A whole new pack of friends and sympathetic musicians grew up around her, and suddenly Inger Lorre was not just the wild child champing maggots in a video, but a woman who had stood up — on a desk even — to injustice. She felt the strength to write again, started taking guitar classes and turned a new page in the canon of rock recovery.

Now, six years later, Inger has a record soon to be released on Triple X and a few clean and sober reflections on an industry that almost swallowed her. “I certainly understand where Kurt Cobain was when he died. It was too much pressure. He didn’t want to do music anymore, that’s for sure. I think his letter was just a quitting letter, not a suicide letter. And you know, it’s the same label, Geffen Records. It was all just big business to them.”

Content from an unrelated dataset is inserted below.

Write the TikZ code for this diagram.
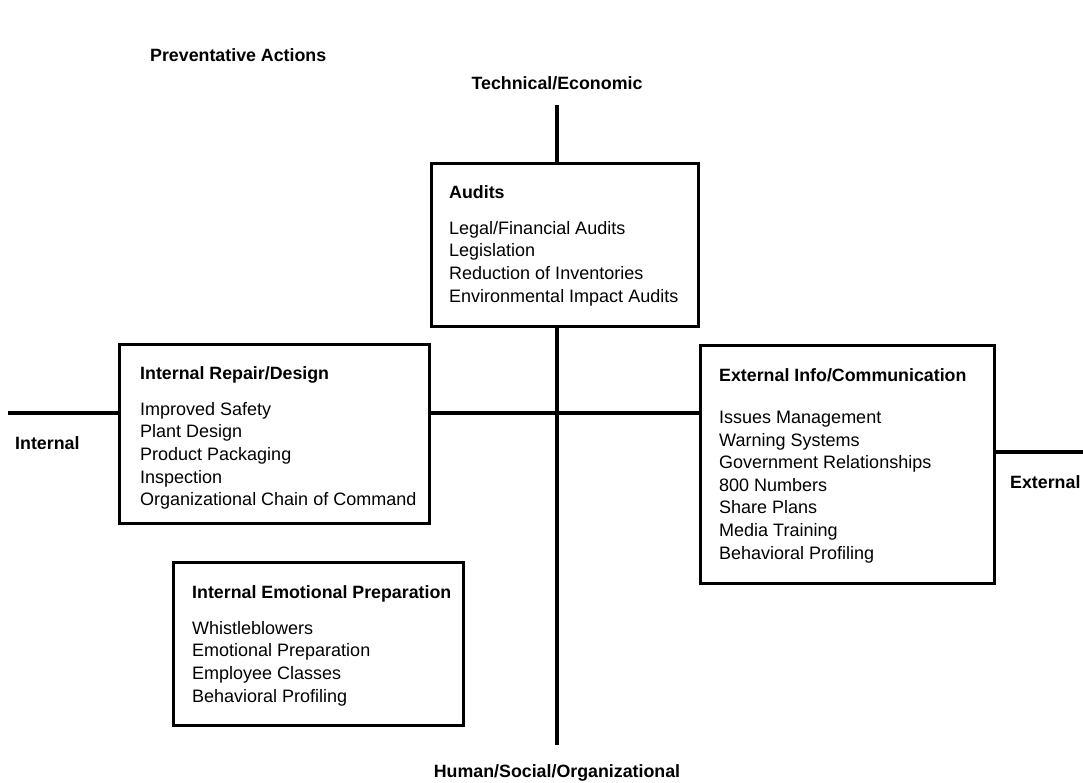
\documentclass[tikz,border=0pt]{standalone}
\usepackage{fontspec}
\setmainfont{Liberation Sans}
\begin{document}
\begin{tikzpicture}[x=1pt,y=-1pt,
  ax/.style={line width=3.2pt},
  bx/.style={draw,line width=3.2pt,inner sep=0pt,anchor=north west},
  hd/.style={anchor=north west,inner sep=0pt,font=\fontsize{17.8}{22.6}\selectfont\bfseries},
  it/.style={anchor=north west,inner sep=0pt,align=left,font=\fontsize{18}{22.6}\selectfont},
  lbl/.style={inner sep=0pt,font=\fontsize{17.8}{22.6}\selectfont\bfseries}]
\useasboundingbox (0,0) rectangle (1083,783);
% labels
\node[lbl,anchor=west] (title) at (150,55) {Preventative Actions};
\node[lbl] (tech) at (557,83) {Technical/Economic};
\node[lbl] (human) at (557,773) {Human/Social/Organizational};
\node[lbl,anchor=west] (intl) at (15,443) {Internal};
\node[lbl,anchor=west] (extl) at (1010,482) {External};
% boxes
\node[bx,minimum width=267pt,minimum height=163pt] (audits) at (430,162) {};
\node[bx,minimum width=310pt,minimum height=179pt] (repair) at (118,343) {};
\node[bx,minimum width=294pt,minimum height=238pt] (extinfo) at (699,344) {};
\node[bx,minimum width=290pt,minimum height=163pt] (emot) at (172,561) {};
% axis ends
\coordinate (vtop) at (557,105);
\coordinate (vbot) at (557,745);
\coordinate (hleft) at (8,413);
\coordinate (hright) at (1083,452);
\draw[ax] (vtop) -- (vtop |- audits.north);
\draw[ax] (vtop |- audits.south) -- (vbot);
\draw[ax] (hleft) -- (hleft -| repair.west);
\draw[ax] (hleft -| repair.east) -- (hleft -| extinfo.west);
\draw[ax] (hright -| extinfo.east) -- (hright);
% texts
\node[hd] (auditsh) at (449,185) {Audits};
\node[it] (auditsi) at (449,221) {Legal/Financial Audits\\Legislation\\Reduction of Inventories\\Environmental Impact Audits};
\node[hd] (repairh) at (140,366) {Internal Repair/Design};
\node[it] (repairi) at (140,402) {Improved Safety\\Plant Design\\Product Packaging\\Inspection\\Organizational Chain of Command};
\node[hd] (extinfoh) at (719,368) {External Info/Communication};
\node[it] (extinfoi) at (719,411) {Issues Management\\Warning Systems\\Government Relationships\\800 Numbers\\Share Plans\\Media Training\\Behavioral Profiling};
\node[hd] (emoth) at (192,585) {Internal Emotional Preparation};
\node[it] (emoti) at (192,621) {Whistleblowers\\Emotional Preparation\\Employee Classes\\Behavioral Profiling};
\end{tikzpicture}
\end{document}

For the virgin L.A. musician, her advice is oracular: “You should do your homework, look into the label. If I had, I would never have signed with Geffen.” Inger wonders why kids research the college they’re going to attend, but belly up in disbelief when courted by music’s Ivy League: “When there’s a major label interested in you, everybody just jumps like I did. Like wow, this validates me! Now I’m a real musician, because I’m on Virgin, Capitol, Warner. That’s how it felt — like I was a kid and now I’m all grown up on a big label. And it was just dumb.”

Today, back in L.A., Inger is intent on protecting her newfound balance with smarts. Several major labels want to pick up her new record on Triple X, but, as she explains, once you’ve reclaimed it, why once again hock the dream? “I’m happy now,” she says, somewhat bewildered. “And if I ever went back, there would be a list of conditions a mile long.”